-- Source excerpt --
◇ ◇ ◇
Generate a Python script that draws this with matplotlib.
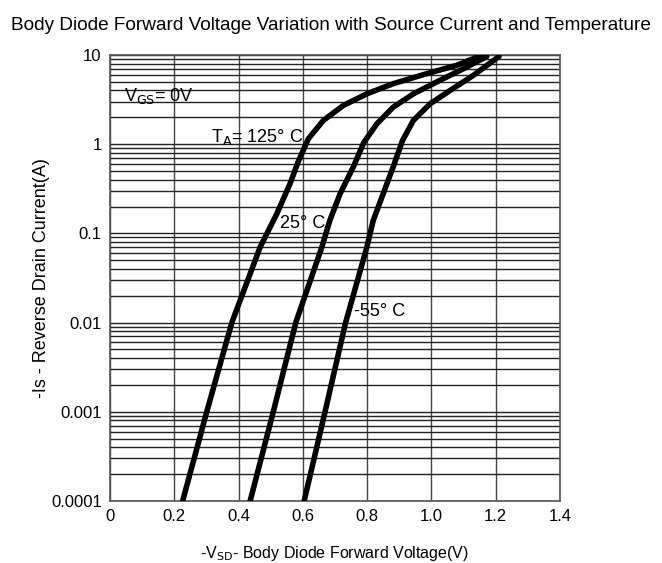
import numpy as np
import matplotlib.pyplot as plt
from matplotlib.ticker import FixedLocator, LogLocator, NullFormatter

plt.rcParams['font.family'] = ['Liberation Sans Narrow', 'Liberation Sans', 'DejaVu Sans']

# Curves: current (A) vs forward voltage (V)
i_125 = [0.0001, 0.001, 0.01, 0.07, 0.166, 0.36, 0.63, 1.15, 1.85, 2.72, 3.67, 4.77, 6.17, 7.66, 9.75]
v_125 = [0.226, 0.301, 0.379, 0.467, 0.519, 0.560, 0.585, 0.617, 0.664, 0.726, 0.799, 0.881, 0.985, 1.079, 1.151]
i_25 = [0.0001, 0.001, 0.01, 0.07, 0.14, 0.279, 0.556, 1.05, 1.69, 2.6, 3.67, 4.98, 7.0, 9.6]
v_25 = [0.436, 0.508, 0.578, 0.659, 0.684, 0.716, 0.757, 0.790, 0.830, 0.881, 0.944, 1.016, 1.099, 1.172]
i_m55 = [0.0001, 0.001, 0.01, 0.07, 0.14, 0.279, 0.556, 1.1, 1.85, 2.84, 4.0, 5.9, 9.6]
v_m55 = [0.604, 0.669, 0.733, 0.799, 0.819, 0.850, 0.881, 0.910, 0.944, 0.996, 1.058, 1.130, 1.210]

xticks = [0, 0.2, 0.4, 0.6, 0.8, 1.0, 1.2, 1.4]
xlabels = ['0', '0.2', '0.4', '0.6', '0.8', '1.0', '1.2', '1.4']
yticks = [0.0001, 0.001, 0.01, 0.1, 1, 10]
ylabels = ['0.0001', '0.001', '0.01', '0.1', '1', '10']

fig = plt.figure(figsize=(6.62, 5.63), dpi=100)
ax = fig.add_axes([110 / 662, 1 - 501 / 563, 450 / 662, 446 / 563])

for v, i in ((v_125, i_125), (v_25, i_25), (v_m55, i_m55)):
    ax.plot(v, i, color='black', lw=4, solid_capstyle='round',
            solid_joinstyle='round', zorder=3)

ax.set_yscale('log')
ax.set_xlim(0, 1.4)
ax.set_ylim(0.0001, 10)
ax.xaxis.set_major_locator(FixedLocator(xticks))
ax.set_xticklabels(xlabels)
ax.yaxis.set_major_locator(FixedLocator(yticks))
ax.set_yticklabels(ylabels)
ax.yaxis.set_minor_locator(LogLocator(base=10, subs=np.arange(2, 10)))
ax.yaxis.set_minor_formatter(NullFormatter())
ax.tick_params(which='both', length=0, labelsize=12, pad=6)

ax.grid(True, axis='x', color='#444444', lw=1)
ax.grid(True, axis='y', which='both', color='#222222', lw=1)
for s in ax.spines.values():
    s.set_color('#555555')
    s.set_linewidth(1.2)

ax.text(0.045, 3.5, r'V$_{\rm GS}$= 0V', fontsize=13, va='center')
ax.text(0.315, 1.2, r'T$_{\rm A}$= 125° C', fontsize=13, va='center')
ax.text(0.53, 0.13, '25° C', fontsize=13, va='center')
ax.text(0.76, 0.0133, '-55° C', fontsize=13, va='center')

ax.set_xlabel(r'-V$_{\rm SD}$- Body Diode Forward Voltage(V)', fontsize=11.5, labelpad=14)
ax.set_ylabel('-Is - Reverse Drain Current(A)', fontsize=13, labelpad=1)
fig.text(0.5, 1 - 25 / 563, 'Body Diode Forward Voltage Variation with Source Current and Temperature',
         ha='center', va='center', fontsize=13.7)

plt.savefig('out.png', dpi=100)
◇ ◇ ◇
-- Exercise details --
From the material above, copy each line that includes the word "with".

-- Task response --
Generate a Python script that draws this with matplotlib.
fig.text(0.5, 1 - 25 / 563, 'Body Diode Forward Voltage Variation with Source Current and Temperature',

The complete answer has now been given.